• Given information:
....................

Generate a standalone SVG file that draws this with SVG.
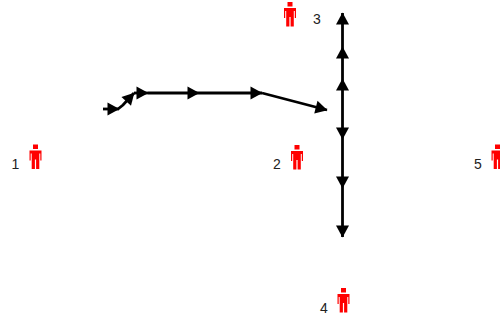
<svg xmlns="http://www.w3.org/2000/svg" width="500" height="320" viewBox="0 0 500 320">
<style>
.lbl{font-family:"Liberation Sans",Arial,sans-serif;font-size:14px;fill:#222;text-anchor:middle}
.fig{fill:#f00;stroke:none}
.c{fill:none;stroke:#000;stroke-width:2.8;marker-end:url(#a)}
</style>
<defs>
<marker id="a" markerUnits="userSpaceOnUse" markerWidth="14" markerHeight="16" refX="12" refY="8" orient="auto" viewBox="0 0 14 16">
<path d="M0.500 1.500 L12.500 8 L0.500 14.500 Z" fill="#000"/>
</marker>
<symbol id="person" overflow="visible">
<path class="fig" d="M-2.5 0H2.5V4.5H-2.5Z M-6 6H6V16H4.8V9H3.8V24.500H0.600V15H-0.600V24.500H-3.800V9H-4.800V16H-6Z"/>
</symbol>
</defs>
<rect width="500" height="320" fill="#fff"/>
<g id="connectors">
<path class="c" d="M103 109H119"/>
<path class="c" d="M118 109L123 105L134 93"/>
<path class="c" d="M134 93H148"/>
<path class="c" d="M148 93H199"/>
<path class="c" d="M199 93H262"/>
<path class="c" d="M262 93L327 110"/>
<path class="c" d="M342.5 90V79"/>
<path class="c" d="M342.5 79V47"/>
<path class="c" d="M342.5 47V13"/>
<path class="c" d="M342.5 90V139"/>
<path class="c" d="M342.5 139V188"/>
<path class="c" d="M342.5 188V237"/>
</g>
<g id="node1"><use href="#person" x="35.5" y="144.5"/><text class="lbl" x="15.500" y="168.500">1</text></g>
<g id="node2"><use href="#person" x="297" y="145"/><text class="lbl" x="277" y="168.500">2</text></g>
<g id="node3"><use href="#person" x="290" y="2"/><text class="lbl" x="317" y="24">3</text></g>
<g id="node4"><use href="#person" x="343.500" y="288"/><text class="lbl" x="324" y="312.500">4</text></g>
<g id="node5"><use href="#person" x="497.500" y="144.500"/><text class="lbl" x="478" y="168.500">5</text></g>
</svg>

....................

• Problem: Write out the listing word for word, omitting the pictures it holds.

• The answer:
Generate a standalone SVG file that draws this with SVG.
<svg xmlns="http://www.w3.org/2000/svg" width="500" height="320" viewBox="0 0 500 320">
<style>
.lbl{font-family:"Liberation Sans",Arial,sans-serif;font-size:14px;fill:#222;text-anchor:middle}
.fig{fill:#f00;stroke:none}
.c{fill:none;stroke:#000;stroke-width:2.8;marker-end:url(#a)}
</style>
<defs>
<marker id="a" markerUnits="userSpaceOnUse" markerWidth="14" markerHeight="16" refX="12" refY="8" orient="auto" viewBox="0 0 14 16">
<path d="M0.500 1.500 L12.500 8 L0.500 14.500 Z" fill="#000"/>
</marker>
<symbol id="person" overflow="visible">
<path class="fig" d="M-2.5 0H2.5V4.5H-2.5Z M-6 6H6V16H4.8V9H3.8V24.500H0.600V15H-0.600V24.500H-3.800V9H-4.800V16H-6Z"/>
</symbol>
</defs>
<rect width="500" height="320" fill="#fff"/>
<g id="connectors">
<path class="c" d="M103 109H119"/>
<path class="c" d="M118 109L123 105L134 93"/>
<path class="c" d="M134 93H148"/>
<path class="c" d="M148 93H199"/>
<path class="c" d="M199 93H262"/>
<path class="c" d="M262 93L327 110"/>
<path class="c" d="M342.5 90V79"/>
<path class="c" d="M342.5 79V47"/>
<path class="c" d="M342.5 47V13"/>
<path class="c" d="M342.5 90V139"/>
<path class="c" d="M342.5 139V188"/>
<path class="c" d="M342.5 188V237"/>
</g>
<g id="node1"><use href="#person" x="35.5" y="144.5"/><text class="lbl" x="15.500" y="168.500">1</text></g>
<g id="node2"><use href="#person" x="297" y="145"/><text class="lbl" x="277" y="168.500">2</text></g>
<g id="node3"><use href="#person" x="290" y="2"/><text class="lbl" x="317" y="24">3</text></g>
<g id="node4"><use href="#person" x="343.500" y="288"/><text class="lbl" x="324" y="312.500">4</text></g>
<g id="node5"><use href="#person" x="497.500" y="144.500"/><text class="lbl" x="478" y="168.500">5</text></g>
</svg>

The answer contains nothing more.